On his overall training philosophy:
"If I had to give our philosophy a name, I would call it progressive overload. I wouldn't call it powerlifting or Olympic lifting or high intensity training. I would say it's progressive overload using a wide variety of different exercises. Whether we're using Olympic lifts, free weights or machines, once a guy can handle a weight properly with good technique, we increase his weights next time, as opposed to a long-term plan of percentage-based increases. If you handled a given weight for the prescribed number of reps, we go heavier next time. If you can handle that, then we'll go heavier next time too. When they can handle the running, we ramp up the running. It's progressive overload. That's one of the principles we subscribe to."

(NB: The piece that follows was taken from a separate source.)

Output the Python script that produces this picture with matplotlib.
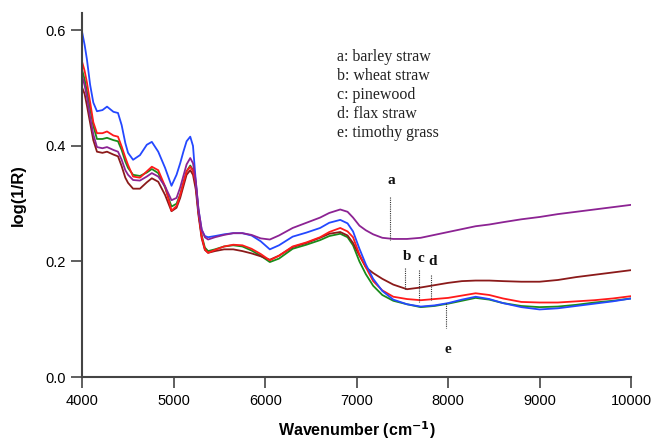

On doing fewer sets per exercise:
"Instead of doing a lot of multiple sets - like three sets of every exercise - we might instead do three sets of dumbbell flat-bench presses, then do two sets of incline presses and then throw in one set of dumbbell front raises. Because number one, it's more variety - you're covering the bases more thoroughly by mixing up the angles. But it also keeps us moving. Instead of having 30 guys in the weight room, all spending 45 minutes on the dumbbells, we keep it moving. There's also a push-pull concept going on in our workouts - bench press followed by chin-ups, or dumbbell presses and lateral raises followed by seated cable rows."

On core training:
"Personally, I like our core machines better than all the stability balls and physio balls in the world, because it's progressive overload. To me, doing the stability ball all the time is like doing push-ups all the time. If you can put a resistance on the muscle in the form of a weighted exercise like a low back extension, a torso rotation or an abdominal flexion machine, that's like bench pressing as opposed to push-ups. We can stress that muscle to the point of muscle overload and fatigue it. And then when you can handle that weight without fatigue for extra reps, you know you've seen a strength increase. As great as that stuff is - and we do a ton of bodyweight-only core exercises - there comes a point when handling your own bodyweight becomes limited, where guys can do 100 reps, and then it just becomes muscle endurance. But then again, I love muscle endurance, so that's why we do that too."